Give every line of the data again, unchanged, but with no pictures.
***** Source excerpt
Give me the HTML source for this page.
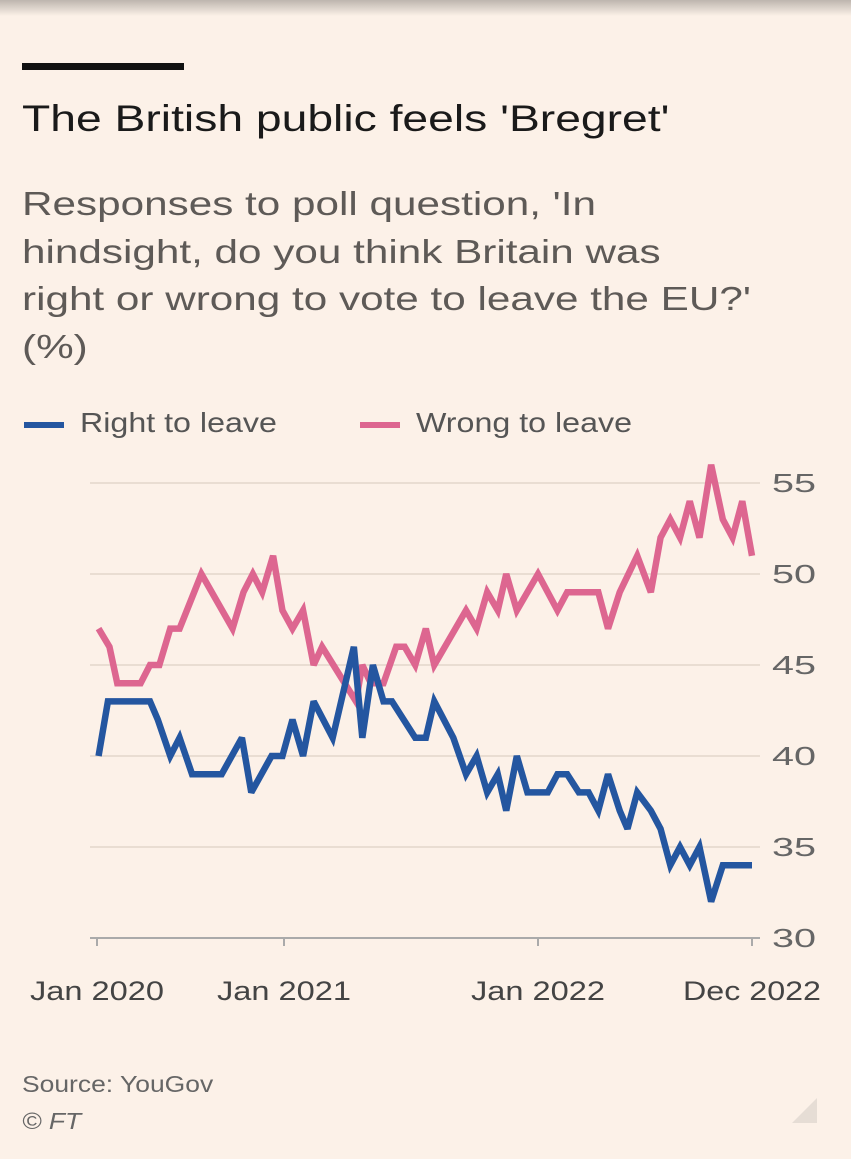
<!DOCTYPE html>
<html><head><meta charset="utf-8"><style>
body{margin:0;width:851px;height:1159px;background:#fcf1e8;font-family:"Liberation Sans",sans-serif;overflow:hidden;position:relative}
.t{position:absolute;white-space:nowrap;transform-origin:0 0}
</style></head><body>
<div style="position:absolute;left:0;top:0;width:851px;height:16px;background:linear-gradient(#bdb5ae,#fcf1e8)"></div>
<div style="position:absolute;left:22px;top:63px;width:162px;height:7px;background:#111"></div>
<div class="t" style="left:22px;top:98px;font-size:37px;color:#1a1a1a;transform:scaleX(1.25)">The British public feels 'Bregret'</div>
<div class="t" style="left:22px;top:180px;font-size:33px;line-height:47.5px;color:#5e5a57;transform:scaleX(1.28)">Responses to poll question, 'In<br>hindsight, do you think Britain was<br>right or wrong to vote to leave the EU?'<br>(%)</div>
<div style="position:absolute;left:24px;top:422px;width:40px;height:6px;background:#2456a0"></div>
<div class="t" style="left:80px;top:407px;font-size:28px;color:#555;transform:scaleX(1.15)">Right to leave</div>
<div style="position:absolute;left:360px;top:422px;width:40px;height:6px;background:#dd6690"></div>
<div class="t" style="left:416px;top:407px;font-size:28px;color:#555;transform:scaleX(1.15)">Wrong to leave</div>
<svg id="c" width="851" height="1020" style="position:absolute;left:0;top:0"></svg>
<div class="t" style="left:22px;top:1071px;font-size:23px;color:#666;transform:scaleX(1.15)">Source: YouGov</div>
<div class="t" style="left:22px;top:1108px;font-size:23px;color:#666;font-style:italic;transform:scaleX(1.15)">© FT</div>
<div style="position:absolute;left:792px;top:1098px;width:0;height:0;border-left:25px solid transparent;border-bottom:25px solid #e6ddd5"></div>
<script>
const yTicks=[30,35,40,45,50,55];
const xTickMonths=[0,12,24,35];
const xTickLabels=["Jan 2020","Jan 2021","Jan 2022","Dec 2022"];
const wrongMonths=[0.1,0.8,1.3,2.8,3.4,4.0,4.7,5.3,6.7,8.7,9.4,10.0,10.6,11.3,11.9,12.4,12.9,13.4,13.8,15.4,15.7,16.1,16.7,17.3,17.7,18.2,18.7,19.1,20.6,21.1,21.6,22.1,22.5,23.0,24.0,25.0,25.5,27.1,27.6,28.2,29.1,29.8,30.3,30.8,31.3,31.8,32.3,32.9,33.5,34.0,34.5,35.0];
const wrongValues=[47,46,44,44,45,45,47,47,50,47,49,50,49,51,48,47,48,45,46,43,45,44,44,46,46,45,47,45,48,47,49,48,50,48,50,48,49,49,47,49,51,49,52,53,52,54,52,56,53,52,54,51];
const rightMonths=[0.1,0.7,3.4,3.9,4.7,5.3,6.1,8.0,9.3,9.9,11.2,11.9,12.4,12.9,13.4,14.3,15.3,15.7,16.2,16.7,17.1,18.2,18.7,19.1,20.0,20.6,21.1,21.6,22.1,22.5,23.0,23.5,24.5,25.0,25.5,26.1,26.6,27.1,27.6,28.2,28.6,29.1,29.8,30.3,30.8,31.3,31.8,32.3,32.9,33.5,35.0];
const rightValues=[40,43,43,42,40,41,39,39,41,38,40,40,42,40,43,41,46,41,45,43,43,41,41,43,41,39,40,38,39,37,40,38,38,39,39,38,38,37,39,37,36,38,37,36,34,35,34,35,32,34,34];
const domX=[0,12,24,35],rngX=[97,284,538,752];
function sx(m){for(let i=0;i<3;i++){if(m<=domX[i+1]||i==2){return rngX[i]+(m-domX[i])*(rngX[i+1]-rngX[i])/(domX[i+1]-domX[i]);}}}
function sy(v){return 938-(v-30)*(938-483)/25;}
const svg=document.getElementById('c'),NS='http://www.w3.org/2000/svg';
function mk(t,a){const e=document.createElementNS(NS,t);for(const k in a)e.setAttribute(k,a[k]);svg.appendChild(e);return e;}
yTicks.forEach(v=>{
 if(v>30){const g=mk('line',{x1:90,x2:760,y1:sy(v),y2:sy(v),stroke:'#e9ddd2','stroke-width':2});
 
 }
 const t=mk('text',{x:772,y:sy(v)+9,'font-size':26,fill:'#666','font-family':'Liberation Sans, sans-serif',textLength:44,lengthAdjust:'spacingAndGlyphs'});t.textContent=v;
 
 
});
const ax=mk('line',{x1:90,x2:760,y1:938,y2:938,stroke:'#aaa','stroke-width':2});


xTickMonths.forEach((m,i)=>{
 const tk=mk('line',{x1:sx(m),x2:sx(m),y1:938,y2:946,stroke:'#aaa','stroke-width':2});
 
 
 const t=mk('text',{x:sx(m),y:1000,'font-size':27,fill:'#444','text-anchor':'middle','font-family':'Liberation Sans, sans-serif',textLength:xTickLabels[i].startsWith('Dec')?138:134,lengthAdjust:'spacingAndGlyphs'});t.textContent=xTickLabels[i];
 
 
});
function line(ms,vs,col,name){
 const p=mk('polyline',{points:ms.map((m,i)=>sx(m)+','+sy(vs[i])).join(' '),fill:'none',stroke:col,'stroke-width':6.5,'stroke-linejoin':'miter','stroke-miterlimit':3});
 
 
}
line(wrongMonths,wrongValues,'#dd6690','wrong-to-leave-line');
line(rightMonths,rightValues,'#2456a0','right-to-leave-line');
</script>
</body></html>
**********
▶ Result:
Give me the HTML source for this page.
<!DOCTYPE html>
<html><head><meta charset="utf-8"><style>
body{margin:0;width:851px;height:1159px;background:#fcf1e8;font-family:"Liberation Sans",sans-serif;overflow:hidden;position:relative}
.t{position:absolute;white-space:nowrap;transform-origin:0 0}
</style></head><body>
<div style="position:absolute;left:0;top:0;width:851px;height:16px;background:linear-gradient(#bdb5ae,#fcf1e8)"></div>
<div style="position:absolute;left:22px;top:63px;width:162px;height:7px;background:#111"></div>
<div class="t" style="left:22px;top:98px;font-size:37px;color:#1a1a1a;transform:scaleX(1.25)">The British public feels 'Bregret'</div>
<div class="t" style="left:22px;top:180px;font-size:33px;line-height:47.5px;color:#5e5a57;transform:scaleX(1.28)">Responses to poll question, 'In<br>hindsight, do you think Britain was<br>right or wrong to vote to leave the EU?'<br>(%)</div>
<div style="position:absolute;left:24px;top:422px;width:40px;height:6px;background:#2456a0"></div>
<div class="t" style="left:80px;top:407px;font-size:28px;color:#555;transform:scaleX(1.15)">Right to leave</div>
<div style="position:absolute;left:360px;top:422px;width:40px;height:6px;background:#dd6690"></div>
<div class="t" style="left:416px;top:407px;font-size:28px;color:#555;transform:scaleX(1.15)">Wrong to leave</div>
<svg id="c" width="851" height="1020" style="position:absolute;left:0;top:0"></svg>
<div class="t" style="left:22px;top:1071px;font-size:23px;color:#666;transform:scaleX(1.15)">Source: YouGov</div>
<div class="t" style="left:22px;top:1108px;font-size:23px;color:#666;font-style:italic;transform:scaleX(1.15)">© FT</div>
<div style="position:absolute;left:792px;top:1098px;width:0;height:0;border-left:25px solid transparent;border-bottom:25px solid #e6ddd5"></div>
<script>
const yTicks=[30,35,40,45,50,55];
const xTickMonths=[0,12,24,35];
const xTickLabels=["Jan 2020","Jan 2021","Jan 2022","Dec 2022"];
const wrongMonths=[0.1,0.8,1.3,2.8,3.4,4.0,4.7,5.3,6.7,8.7,9.4,10.0,10.6,11.3,11.9,12.4,12.9,13.4,13.8,15.4,15.7,16.1,16.7,17.3,17.7,18.2,18.7,19.1,20.6,21.1,21.6,22.1,22.5,23.0,24.0,25.0,25.5,27.1,27.6,28.2,29.1,29.8,30.3,30.8,31.3,31.8,32.3,32.9,33.5,34.0,34.5,35.0];
const wrongValues=[47,46,44,44,45,45,47,47,50,47,49,50,49,51,48,47,48,45,46,43,45,44,44,46,46,45,47,45,48,47,49,48,50,48,50,48,49,49,47,49,51,49,52,53,52,54,52,56,53,52,54,51];
const rightMonths=[0.1,0.7,3.4,3.9,4.7,5.3,6.1,8.0,9.3,9.9,11.2,11.9,12.4,12.9,13.4,14.3,15.3,15.7,16.2,16.7,17.1,18.2,18.7,19.1,20.0,20.6,21.1,21.6,22.1,22.5,23.0,23.5,24.5,25.0,25.5,26.1,26.6,27.1,27.6,28.2,28.6,29.1,29.8,30.3,30.8,31.3,31.8,32.3,32.9,33.5,35.0];
const rightValues=[40,43,43,42,40,41,39,39,41,38,40,40,42,40,43,41,46,41,45,43,43,41,41,43,41,39,40,38,39,37,40,38,38,39,39,38,38,37,39,37,36,38,37,36,34,35,34,35,32,34,34];
const domX=[0,12,24,35],rngX=[97,284,538,752];
function sx(m){for(let i=0;i<3;i++){if(m<=domX[i+1]||i==2){return rngX[i]+(m-domX[i])*(rngX[i+1]-rngX[i])/(domX[i+1]-domX[i]);}}}
function sy(v){return 938-(v-30)*(938-483)/25;}
const svg=document.getElementById('c'),NS='http://www.w3.org/2000/svg';
function mk(t,a){const e=document.createElementNS(NS,t);for(const k in a)e.setAttribute(k,a[k]);svg.appendChild(e);return e;}
yTicks.forEach(v=>{
 if(v>30){const g=mk('line',{x1:90,x2:760,y1:sy(v),y2:sy(v),stroke:'#e9ddd2','stroke-width':2});
 
 }
 const t=mk('text',{x:772,y:sy(v)+9,'font-size':26,fill:'#666','font-family':'Liberation Sans, sans-serif',textLength:44,lengthAdjust:'spacingAndGlyphs'});t.textContent=v;
 
 
});
const ax=mk('line',{x1:90,x2:760,y1:938,y2:938,stroke:'#aaa','stroke-width':2});


xTickMonths.forEach((m,i)=>{
 const tk=mk('line',{x1:sx(m),x2:sx(m),y1:938,y2:946,stroke:'#aaa','stroke-width':2});
 
 
 const t=mk('text',{x:sx(m),y:1000,'font-size':27,fill:'#444','text-anchor':'middle','font-family':'Liberation Sans, sans-serif',textLength:xTickLabels[i].startsWith('Dec')?138:134,lengthAdjust:'spacingAndGlyphs'});t.textContent=xTickLabels[i];
 
 
});
function line(ms,vs,col,name){
 const p=mk('polyline',{points:ms.map((m,i)=>sx(m)+','+sy(vs[i])).join(' '),fill:'none',stroke:col,'stroke-width':6.5,'stroke-linejoin':'miter','stroke-miterlimit':3});
 
 
}
line(wrongMonths,wrongValues,'#dd6690','wrong-to-leave-line');
line(rightMonths,rightValues,'#2456a0','right-to-leave-line');
</script>
</body></html>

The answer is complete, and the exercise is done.